Supplied material
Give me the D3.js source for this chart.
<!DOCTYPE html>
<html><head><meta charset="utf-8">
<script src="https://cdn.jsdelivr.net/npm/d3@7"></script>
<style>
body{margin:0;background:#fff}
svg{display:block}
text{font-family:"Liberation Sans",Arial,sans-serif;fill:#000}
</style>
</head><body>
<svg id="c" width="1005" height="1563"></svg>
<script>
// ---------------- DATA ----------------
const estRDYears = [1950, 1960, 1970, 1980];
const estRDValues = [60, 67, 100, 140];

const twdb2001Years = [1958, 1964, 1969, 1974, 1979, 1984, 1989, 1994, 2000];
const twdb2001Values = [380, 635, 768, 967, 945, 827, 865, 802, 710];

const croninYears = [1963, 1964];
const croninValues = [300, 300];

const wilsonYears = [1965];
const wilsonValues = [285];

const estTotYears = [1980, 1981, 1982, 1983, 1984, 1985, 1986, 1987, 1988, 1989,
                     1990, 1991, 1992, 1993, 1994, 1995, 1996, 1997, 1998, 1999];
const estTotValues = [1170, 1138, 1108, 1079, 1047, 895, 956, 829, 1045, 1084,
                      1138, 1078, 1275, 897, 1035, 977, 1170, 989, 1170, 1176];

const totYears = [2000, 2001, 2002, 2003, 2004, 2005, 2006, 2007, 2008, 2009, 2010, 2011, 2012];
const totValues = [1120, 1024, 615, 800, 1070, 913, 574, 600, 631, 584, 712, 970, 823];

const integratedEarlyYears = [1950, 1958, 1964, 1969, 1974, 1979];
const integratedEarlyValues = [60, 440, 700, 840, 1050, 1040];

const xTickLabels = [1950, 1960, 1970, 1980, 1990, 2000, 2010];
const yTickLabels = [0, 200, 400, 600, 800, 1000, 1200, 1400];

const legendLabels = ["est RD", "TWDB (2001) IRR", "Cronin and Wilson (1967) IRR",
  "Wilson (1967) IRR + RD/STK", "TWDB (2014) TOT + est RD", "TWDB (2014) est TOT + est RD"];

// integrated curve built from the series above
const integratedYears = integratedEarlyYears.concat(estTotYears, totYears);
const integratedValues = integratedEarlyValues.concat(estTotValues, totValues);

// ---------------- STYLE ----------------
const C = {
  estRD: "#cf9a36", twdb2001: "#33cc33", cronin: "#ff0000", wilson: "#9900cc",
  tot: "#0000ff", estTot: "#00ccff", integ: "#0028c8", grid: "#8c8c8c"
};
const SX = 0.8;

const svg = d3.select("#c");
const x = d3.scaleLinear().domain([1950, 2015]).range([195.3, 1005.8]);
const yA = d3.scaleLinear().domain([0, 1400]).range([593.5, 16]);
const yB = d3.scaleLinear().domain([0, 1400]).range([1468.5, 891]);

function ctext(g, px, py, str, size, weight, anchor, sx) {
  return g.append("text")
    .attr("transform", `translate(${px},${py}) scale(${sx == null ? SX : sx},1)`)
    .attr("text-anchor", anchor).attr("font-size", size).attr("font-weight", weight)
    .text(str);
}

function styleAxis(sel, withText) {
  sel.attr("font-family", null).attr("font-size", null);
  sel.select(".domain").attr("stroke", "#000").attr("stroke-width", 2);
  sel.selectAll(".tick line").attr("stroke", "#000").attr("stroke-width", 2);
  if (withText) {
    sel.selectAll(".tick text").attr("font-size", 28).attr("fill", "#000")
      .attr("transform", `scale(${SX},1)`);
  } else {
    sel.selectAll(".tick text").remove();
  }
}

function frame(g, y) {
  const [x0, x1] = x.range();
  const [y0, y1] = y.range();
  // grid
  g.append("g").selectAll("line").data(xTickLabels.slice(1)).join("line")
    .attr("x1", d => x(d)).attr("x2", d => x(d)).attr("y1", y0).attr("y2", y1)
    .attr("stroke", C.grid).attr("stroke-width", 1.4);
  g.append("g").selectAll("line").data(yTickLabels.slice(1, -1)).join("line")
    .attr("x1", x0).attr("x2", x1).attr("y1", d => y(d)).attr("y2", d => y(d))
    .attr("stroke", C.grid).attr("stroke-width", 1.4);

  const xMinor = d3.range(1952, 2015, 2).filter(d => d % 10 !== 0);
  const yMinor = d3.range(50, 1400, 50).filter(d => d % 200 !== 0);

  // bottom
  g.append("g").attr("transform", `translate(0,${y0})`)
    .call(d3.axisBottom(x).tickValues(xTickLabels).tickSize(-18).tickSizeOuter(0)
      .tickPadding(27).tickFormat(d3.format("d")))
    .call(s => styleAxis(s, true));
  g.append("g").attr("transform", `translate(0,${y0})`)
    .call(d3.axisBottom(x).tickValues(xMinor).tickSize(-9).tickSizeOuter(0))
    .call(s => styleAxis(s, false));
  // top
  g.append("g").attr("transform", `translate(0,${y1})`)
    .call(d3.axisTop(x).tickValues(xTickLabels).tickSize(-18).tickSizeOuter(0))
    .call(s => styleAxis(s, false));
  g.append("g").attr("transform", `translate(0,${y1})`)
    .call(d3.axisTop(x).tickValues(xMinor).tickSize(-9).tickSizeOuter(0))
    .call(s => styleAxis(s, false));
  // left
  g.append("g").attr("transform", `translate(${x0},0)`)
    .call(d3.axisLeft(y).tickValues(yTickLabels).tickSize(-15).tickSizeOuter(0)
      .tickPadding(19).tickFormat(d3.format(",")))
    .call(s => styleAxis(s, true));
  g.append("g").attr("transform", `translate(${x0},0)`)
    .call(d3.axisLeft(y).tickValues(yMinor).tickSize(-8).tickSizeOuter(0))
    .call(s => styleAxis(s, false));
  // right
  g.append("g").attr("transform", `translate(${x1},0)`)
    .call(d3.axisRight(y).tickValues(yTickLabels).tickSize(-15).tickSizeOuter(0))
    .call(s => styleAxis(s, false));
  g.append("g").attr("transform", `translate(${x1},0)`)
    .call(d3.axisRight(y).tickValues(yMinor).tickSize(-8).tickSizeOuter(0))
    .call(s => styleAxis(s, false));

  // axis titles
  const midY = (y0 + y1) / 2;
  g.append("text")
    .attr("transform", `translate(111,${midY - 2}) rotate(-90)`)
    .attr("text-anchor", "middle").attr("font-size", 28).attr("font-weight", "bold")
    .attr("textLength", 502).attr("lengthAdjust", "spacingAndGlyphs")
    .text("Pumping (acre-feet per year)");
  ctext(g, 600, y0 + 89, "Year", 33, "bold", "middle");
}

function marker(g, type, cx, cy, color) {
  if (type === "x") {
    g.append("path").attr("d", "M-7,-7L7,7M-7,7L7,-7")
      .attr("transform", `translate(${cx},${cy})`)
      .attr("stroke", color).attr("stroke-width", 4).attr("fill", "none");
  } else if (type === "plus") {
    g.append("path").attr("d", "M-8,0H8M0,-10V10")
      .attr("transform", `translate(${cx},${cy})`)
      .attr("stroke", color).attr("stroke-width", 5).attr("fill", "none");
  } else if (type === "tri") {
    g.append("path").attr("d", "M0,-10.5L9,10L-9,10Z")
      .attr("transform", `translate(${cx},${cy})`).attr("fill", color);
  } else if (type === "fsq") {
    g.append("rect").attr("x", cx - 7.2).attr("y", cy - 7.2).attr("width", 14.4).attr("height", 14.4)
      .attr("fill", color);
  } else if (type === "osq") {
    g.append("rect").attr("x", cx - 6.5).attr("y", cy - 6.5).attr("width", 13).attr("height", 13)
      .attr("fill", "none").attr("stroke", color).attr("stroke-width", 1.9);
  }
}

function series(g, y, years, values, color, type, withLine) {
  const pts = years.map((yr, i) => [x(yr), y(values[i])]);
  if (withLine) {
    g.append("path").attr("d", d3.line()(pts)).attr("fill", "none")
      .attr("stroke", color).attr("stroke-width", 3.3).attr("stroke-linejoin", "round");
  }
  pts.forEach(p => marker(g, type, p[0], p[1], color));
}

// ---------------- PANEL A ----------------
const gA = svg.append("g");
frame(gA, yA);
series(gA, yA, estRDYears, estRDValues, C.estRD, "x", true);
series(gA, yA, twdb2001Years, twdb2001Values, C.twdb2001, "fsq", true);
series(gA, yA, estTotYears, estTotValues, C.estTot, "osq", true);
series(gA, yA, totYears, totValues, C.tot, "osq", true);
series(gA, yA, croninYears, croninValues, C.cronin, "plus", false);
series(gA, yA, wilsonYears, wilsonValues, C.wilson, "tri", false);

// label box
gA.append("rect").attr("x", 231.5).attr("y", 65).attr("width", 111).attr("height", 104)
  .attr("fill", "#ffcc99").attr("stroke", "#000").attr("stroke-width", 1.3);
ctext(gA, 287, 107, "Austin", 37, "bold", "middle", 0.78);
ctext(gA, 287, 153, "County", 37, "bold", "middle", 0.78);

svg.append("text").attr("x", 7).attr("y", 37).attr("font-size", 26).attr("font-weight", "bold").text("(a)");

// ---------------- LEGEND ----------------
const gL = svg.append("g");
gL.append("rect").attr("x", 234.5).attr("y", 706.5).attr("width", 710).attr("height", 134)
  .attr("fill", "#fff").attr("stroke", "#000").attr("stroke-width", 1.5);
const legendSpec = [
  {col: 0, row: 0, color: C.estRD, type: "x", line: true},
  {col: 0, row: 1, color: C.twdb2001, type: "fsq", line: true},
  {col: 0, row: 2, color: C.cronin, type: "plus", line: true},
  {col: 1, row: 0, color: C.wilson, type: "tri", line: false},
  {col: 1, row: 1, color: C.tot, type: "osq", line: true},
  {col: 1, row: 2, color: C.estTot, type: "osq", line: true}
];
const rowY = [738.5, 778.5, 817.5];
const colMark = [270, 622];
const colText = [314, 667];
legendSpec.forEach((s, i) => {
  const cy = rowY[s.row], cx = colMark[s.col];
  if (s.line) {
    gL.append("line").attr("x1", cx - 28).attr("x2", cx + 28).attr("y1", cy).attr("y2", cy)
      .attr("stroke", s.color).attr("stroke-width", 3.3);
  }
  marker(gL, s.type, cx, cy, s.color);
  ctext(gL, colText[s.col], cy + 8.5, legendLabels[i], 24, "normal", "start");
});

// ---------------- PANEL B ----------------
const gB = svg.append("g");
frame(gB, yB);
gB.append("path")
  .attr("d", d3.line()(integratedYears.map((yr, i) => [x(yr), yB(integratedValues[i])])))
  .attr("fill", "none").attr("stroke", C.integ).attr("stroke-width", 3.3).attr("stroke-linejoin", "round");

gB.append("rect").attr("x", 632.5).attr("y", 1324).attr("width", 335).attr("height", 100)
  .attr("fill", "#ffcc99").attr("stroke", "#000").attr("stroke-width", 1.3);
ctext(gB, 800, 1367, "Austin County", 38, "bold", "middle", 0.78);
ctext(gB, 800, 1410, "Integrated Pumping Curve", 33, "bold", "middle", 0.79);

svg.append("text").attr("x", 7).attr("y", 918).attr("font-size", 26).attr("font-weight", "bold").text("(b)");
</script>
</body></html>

Description of the task
Print only the lines that run from the start of the listing to the line bearing "(1967) IRR +"; please keep the first line and that last one, exactly as they appear.

Final answer
Give me the D3.js source for this chart.
<!DOCTYPE html>
<html><head><meta charset="utf-8">
<script src="https://cdn.jsdelivr.net/npm/d3@7"></script>
<style>
body{margin:0;background:#fff}
svg{display:block}
text{font-family:"Liberation Sans",Arial,sans-serif;fill:#000}
</style>
</head><body>
<svg id="c" width="1005" height="1563"></svg>
<script>
// ---------------- DATA ----------------
const estRDYears = [1950, 1960, 1970, 1980];
const estRDValues = [60, 67, 100, 140];

const twdb2001Years = [1958, 1964, 1969, 1974, 1979, 1984, 1989, 1994, 2000];
const twdb2001Values = [380, 635, 768, 967, 945, 827, 865, 802, 710];

const croninYears = [1963, 1964];
const croninValues = [300, 300];

const wilsonYears = [1965];
const wilsonValues = [285];

const estTotYears = [1980, 1981, 1982, 1983, 1984, 1985, 1986, 1987, 1988, 1989,
                     1990, 1991, 1992, 1993, 1994, 1995, 1996, 1997, 1998, 1999];
const estTotValues = [1170, 1138, 1108, 1079, 1047, 895, 956, 829, 1045, 1084,
                      1138, 1078, 1275, 897, 1035, 977, 1170, 989, 1170, 1176];

const totYears = [2000, 2001, 2002, 2003, 2004, 2005, 2006, 2007, 2008, 2009, 2010, 2011, 2012];
const totValues = [1120, 1024, 615, 800, 1070, 913, 574, 600, 631, 584, 712, 970, 823];

const integratedEarlyYears = [1950, 1958, 1964, 1969, 1974, 1979];
const integratedEarlyValues = [60, 440, 700, 840, 1050, 1040];

const xTickLabels = [1950, 1960, 1970, 1980, 1990, 2000, 2010];
const yTickLabels = [0, 200, 400, 600, 800, 1000, 1200, 1400];

const legendLabels = ["est RD", "TWDB (2001) IRR", "Cronin and Wilson (1967) IRR",
  "Wilson (1967) IRR + RD/STK", "TWDB (2014) TOT + est RD", "TWDB (2014) est TOT + est RD"];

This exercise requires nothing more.